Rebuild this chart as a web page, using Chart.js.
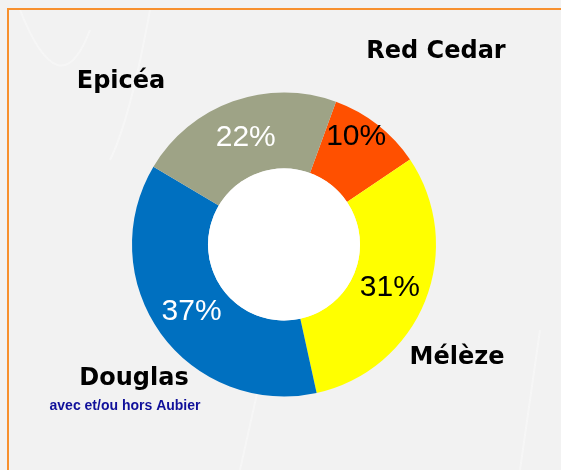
<!DOCTYPE html>
<html>
<head>
<meta charset="utf-8">
<script src="https://cdn.jsdelivr.net/npm/chart.js@4/dist/chart.umd.min.js"></script>
<style>
    body { margin: 0; background: #f2f2f2; }
    canvas { display: block; }
</style>
</head>
<body>
<canvas id="woodChart" width="561" height="470"></canvas>
<script>
// wood species share
let species = ["Red Cedar", "Mélèze", "Douglas", "Epicéa"];
let shares = [10, 31, 37, 22];
let sliceColors = ["#ff5000", "#ffff00", "#0070c0", "#9ea386"];
let pctColors = ["#000000", "#000000", "#ffffff", "#ffffff"];
let subLabel = "avec et/ou hors Aubier";

// where the species names sit (center x, baseline y)
let namePos = [[436, 58], [457, 364], [134, 385], [121, 88]];
// small nudges for the % labels
let pctNudge = [[2, -19], [0, 0], [0, 0], [0, 0]];

let decorPlugin = {
    id: "decor",
    beforeDraw(chart) {
        let ctx = chart.ctx;
        ctx.save();
        ctx.fillStyle = "#f2f2f2";
        ctx.fillRect(0, 0, chart.width, chart.height);

        // faint background strokes
        ctx.strokeStyle = "rgba(255,255,255,0.35)";
        ctx.lineWidth = 2;
        ctx.beginPath();
        ctx.moveTo(20, 10);
        ctx.quadraticCurveTo(60, 110, 90, 30);
        ctx.moveTo(150, 10);
        ctx.quadraticCurveTo(130, 120, 110, 160);
        ctx.moveTo(240, 470);
        ctx.lineTo(260, 380);
        ctx.moveTo(520, 470);
        ctx.lineTo(540, 330);
        ctx.stroke();

        // orange frame
        ctx.strokeStyle = "#f7902e";
        ctx.lineWidth = 2;
        ctx.beginPath();
        ctx.moveTo(8, chart.height + 2);
        ctx.lineTo(8, 9);
        ctx.lineTo(chart.width + 2, 9);
        ctx.stroke();
        ctx.restore();
    },
    afterDatasetsDraw(chart) {
        let ctx = chart.ctx;
        let arcs = chart.getDatasetMeta(0).data;
        let total = shares.reduce((a, b) => a + b, 0);
        ctx.save();

        // white hole
        let a0 = arcs[0];
        ctx.fillStyle = "#ffffff";
        ctx.beginPath();
        ctx.arc(a0.x, a0.y, a0.innerRadius, 0, Math.PI * 2);
        ctx.fill();

        // percentages
        ctx.font = "30px 'Liberation Sans', Arial, sans-serif";
        ctx.textAlign = "center";
        ctx.textBaseline = "middle";
        arcs.forEach((arc, i) => {
            let mid = (arc.startAngle + arc.endAngle) / 2;
            let r = (arc.innerRadius + arc.outerRadius) / 2;
            let x = arc.x + Math.cos(mid) * r + pctNudge[i][0];
            let y = arc.y + Math.sin(mid) * r + pctNudge[i][1];
            ctx.fillStyle = pctColors[i];
            ctx.fillText(Math.round(shares[i] / total * 100) + "%", x, y + 1);
        });

        // species names
        ctx.textBaseline = "alphabetic";
        ctx.fillStyle = "#000000";
        ctx.font = "bold 24px 'DejaVu Sans', sans-serif";
        species.forEach((name, i) => {
            ctx.fillText(name, namePos[i][0], namePos[i][1]);
        });
        ctx.fillStyle = "#10109a";
        ctx.font = "bold 14px 'Liberation Sans', Arial, sans-serif";
        ctx.fillText(subLabel, 125, 410);
        ctx.restore();
    }
};

new Chart(document.getElementById("woodChart"), {
    type: "doughnut",
    data: {
        labels: species,
        datasets: [{
            data: shares,
            backgroundColor: sliceColors,
            borderWidth: 0
        }]
    },
    options: {
        responsive: false,
        animation: false,
        rotation: 20,
        cutout: "50%",
        layout: {
            padding: { left: 132, right: 125, top: 92.5, bottom: 73.5 }
        },
        plugins: {
            legend: { display: false },
            tooltip: { enabled: false }
        }
    },
    plugins: [decorPlugin]
});
</script>
</body>
</html>
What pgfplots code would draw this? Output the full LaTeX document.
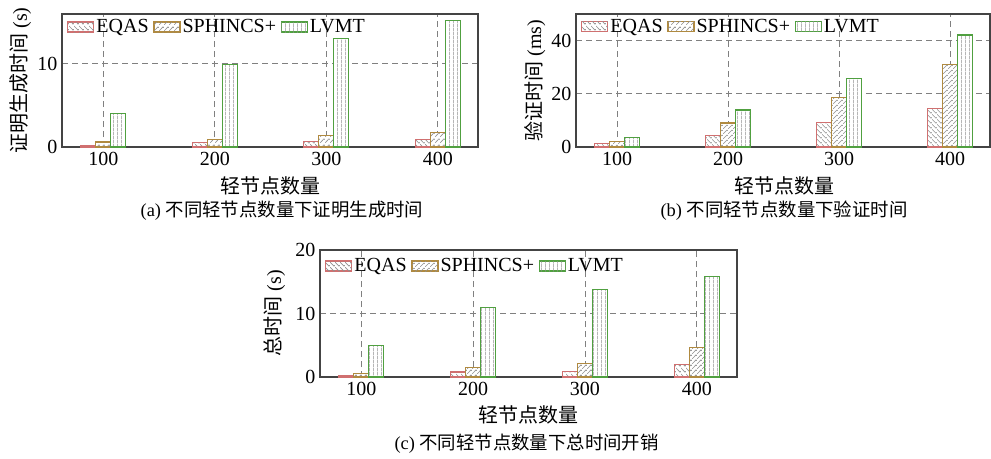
\documentclass[border=0pt]{standalone}
\usepackage{pgfplots}
\pgfplotsset{compat=1.18}
\usepackage{fontspec}
\setmainfont{Liberation Serif}
\newfontfamily\cjk{Noto Sans CJK SC}
\usetikzlibrary{patterns}
\definecolor{eqasc}{HTML}{D07070}
\definecolor{sphc}{HTML}{B08A40}
\definecolor{lvmtc}{HTML}{50A040}
\definecolor{hatch}{HTML}{909090}
\definecolor{axc}{HTML}{444444}

\pgfdeclarepatterninherentlycolored{hnwl}{\pgfpointorigin}{\pgfqpoint{4pt}{4pt}}{\pgfqpoint{4pt}{4pt}}{%
  \pgfsetcolor{hatch}\pgfsetlinewidth{0.5pt}%
  \pgfpathmoveto{\pgfqpoint{-0.1pt}{4.1pt}}\pgfpathlineto{\pgfqpoint{4.1pt}{-0.1pt}}\pgfusepath{stroke}}
\pgfdeclarepatterninherentlycolored{hnel}{\pgfpointorigin}{\pgfqpoint{4pt}{4pt}}{\pgfqpoint{4pt}{4pt}}{%
  \pgfsetcolor{hatch}\pgfsetlinewidth{0.5pt}%
  \pgfpathmoveto{\pgfqpoint{-0.1pt}{-0.1pt}}\pgfpathlineto{\pgfqpoint{4.1pt}{4.1pt}}\pgfusepath{stroke}}
\pgfdeclarepatterninherentlycolored{hvl}{\pgfpointorigin}{\pgfqpoint{3pt}{3pt}}{\pgfqpoint{3pt}{3pt}}{%
  \pgfsetcolor{hatch}\pgfsetlinewidth{0.5pt}%
  \pgfpathmoveto{\pgfqpoint{1.5pt}{-0.1pt}}\pgfpathlineto{\pgfqpoint{1.5pt}{3.1pt}}\pgfusepath{stroke}}

\pgfplotsset{
  mypat/.style n args={3}{draw=none, fill=white, postaction={pattern=#1},
    bar shift=#3,
    legend image code/.code={\fill[white] (0pt,-3.75pt) rectangle (19.5pt,3.75pt);
      \path[pattern=#1] (0pt,-3.75pt) rectangle (19.5pt,3.75pt);
      \draw[draw=#2, line width=0.9pt] (0pt,-3.75pt) rectangle (19.5pt,3.75pt);}},
  myout/.style 2 args={draw=#1, line width=0.9pt, fill=none, bar shift=#2, forget plot},
  mybar/.style={
    ybar=0pt, bar width=11.25pt,
    scale only axis, width=312pt,
    xmin=63, xmax=436, ymin=0,
    xtick={100,200,300,400},
    axis line style={axc, line width=1pt},
    major tick length=0pt,
    grid=major,
    major grid style={gray, dash pattern=on 4.5pt off 3pt, line width=0.6pt},
    tick label style={font=\fontsize{15}{15}\selectfont},
    /pgf/number format/assume math mode=true,
    legend columns=3,
    legend style={draw=none, fill=none, anchor=west,
      font=\fontsize{15}{15}\selectfont, inner sep=0pt,
      nodes={inner sep=1.5pt},
      /tikz/every even column/.append style={column sep=2pt}},
  }
}

\pgfplotstableread{
x   e     s     l
100 0.2   0.6   4.05
200 0.5   0.9   9.9
300 0.65  1.4   13.1
400 0.9   1.7   15.2
}\dataA
\pgfplotstableread{
x   e     s     l
100 1.2   2.2   3.7
200 4.2   9.0   13.9
300 9.1   18.5  25.9
400 14.4  30.9  42.1
}\dataB
\pgfplotstableread{
x   e     s     l
100 0.25  0.5   4.9
200 0.8   1.5   10.9
300 0.9   2.1   13.8
400 1.95  4.6   15.85
}\dataC

\begin{document}
\begin{tikzpicture}
\path (0,0) rectangle (743.25pt,-341.25pt);
% (a)
\begin{axis}[mybar, at={(46.5pt,-110.25pt)}, anchor=south west,
  height=99.75pt, ymax=16, ytick={0,10},
  legend style={at={(0.012,0.902)}}]
\addplot[mypat={hnwl}{eqasc}{-11.25pt}] table[x=x,y=e]{\dataA};
\addplot[mypat={hnel}{sphc}{0pt}] table[x=x,y=s]{\dataA};
\addplot[mypat={hvl}{lvmtc}{11.25pt}] table[x=x,y=l]{\dataA};
\addplot[myout={eqasc}{-11.25pt}] table[x=x,y=e]{\dataA};
\addplot[myout={sphc}{0pt}] table[x=x,y=s]{\dataA};
\addplot[myout={lvmtc}{11.25pt}] table[x=x,y=l]{\dataA};
\legend{EQAS,SPHINCS+,LVMT}
\end{axis}
% (b)
\begin{axis}[mybar, at={(432pt,-110.25pt)}, anchor=south west,
  width=310.5pt, height=99.75pt, ymax=50, ytick={0,20,40},
  legend style={at={(0.012,0.905)}}]
\addplot[mypat={hnwl}{eqasc}{-11.25pt}] table[x=x,y=e]{\dataB};
\addplot[mypat={hnel}{sphc}{0pt}] table[x=x,y=s]{\dataB};
\addplot[mypat={hvl}{lvmtc}{11.25pt}] table[x=x,y=l]{\dataB};
\addplot[myout={eqasc}{-11.25pt}] table[x=x,y=e]{\dataB};
\addplot[myout={sphc}{0pt}] table[x=x,y=s]{\dataB};
\addplot[myout={lvmtc}{11.25pt}] table[x=x,y=l]{\dataB};
\legend{EQAS,SPHINCS+,LVMT}
\end{axis}
% (c)
\begin{axis}[mybar, at={(240pt,-282.75pt)}, anchor=south west,
  width=312.75pt, height=95.25pt, ymax=20, ytick={0,10,20},
  legend style={at={(0.012,0.874)}}]
\addplot[mypat={hnwl}{eqasc}{-11.25pt}] table[x=x,y=e]{\dataC};
\addplot[mypat={hnel}{sphc}{0pt}] table[x=x,y=s]{\dataC};
\addplot[mypat={hvl}{lvmtc}{11.25pt}] table[x=x,y=l]{\dataC};
\addplot[myout={eqasc}{-11.25pt}] table[x=x,y=e]{\dataC};
\addplot[myout={sphc}{0pt}] table[x=x,y=s]{\dataC};
\addplot[myout={lvmtc}{11.25pt}] table[x=x,y=l]{\dataC};
\legend{EQAS,SPHINCS+,LVMT}
\end{axis}
% labels
\node[rotate=90, font=\fontsize{15}{15}\selectfont] at (15.5pt,-60.4pt) {{\cjk 证明生成时间} (s)};
\node[rotate=90, font=\fontsize{15}{15}\selectfont] at (401pt,-60.4pt) {{\cjk 验证时间} (ms)};
\node[rotate=90, font=\fontsize{15}{15}\selectfont] at (206pt,-235pt) {{\cjk 总时间} (s)};
\node[font=\fontsize{15}{15}\selectfont\cjk] at (202.5pt,-139.5pt) {轻节点数量};
\node[font=\fontsize{15}{15}\selectfont\cjk] at (588pt,-139.5pt) {轻节点数量};
\node[font=\fontsize{15}{15}\selectfont\cjk] at (396pt,-311.25pt) {轻节点数量};
\node[font=\fontsize{13.8}{14}\selectfont] at (211.5pt,-158.25pt) {(a) {\cjk 不同轻节点数量下证明生成时间}};
\node[font=\fontsize{13.8}{14}\selectfont] at (588pt,-158.25pt) {(b) {\cjk 不同轻节点数量下验证时间}};
\node[font=\fontsize{13.8}{14}\selectfont] at (395pt,-333pt) {(c) {\cjk 不同轻节点数量下总时间开销}};
\end{tikzpicture}
\end{document}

— Required task —
Can the lines from the start of the records through the line with "ctx.fillRect(0, 0, chart.width, chart.height);" be given again exactly, with the pictures left out?

— Task result —
Rebuild this chart as a web page, using Chart.js.
<!DOCTYPE html>
<html>
<head>
<meta charset="utf-8">
<script src="https://cdn.jsdelivr.net/npm/chart.js@4/dist/chart.umd.min.js"></script>
<style>
    body { margin: 0; background: #f2f2f2; }
    canvas { display: block; }
</style>
</head>
<body>
<canvas id="woodChart" width="561" height="470"></canvas>
<script>
// wood species share
let species = ["Red Cedar", "Mélèze", "Douglas", "Epicéa"];
let shares = [10, 31, 37, 22];
let sliceColors = ["#ff5000", "#ffff00", "#0070c0", "#9ea386"];
let pctColors = ["#000000", "#000000", "#ffffff", "#ffffff"];
let subLabel = "avec et/ou hors Aubier";

// where the species names sit (center x, baseline y)
let namePos = [[436, 58], [457, 364], [134, 385], [121, 88]];
// small nudges for the % labels
let pctNudge = [[2, -19], [0, 0], [0, 0], [0, 0]];

let decorPlugin = {
    id: "decor",
    beforeDraw(chart) {
        let ctx = chart.ctx;
        ctx.save();
        ctx.fillStyle = "#f2f2f2";
        ctx.fillRect(0, 0, chart.width, chart.height);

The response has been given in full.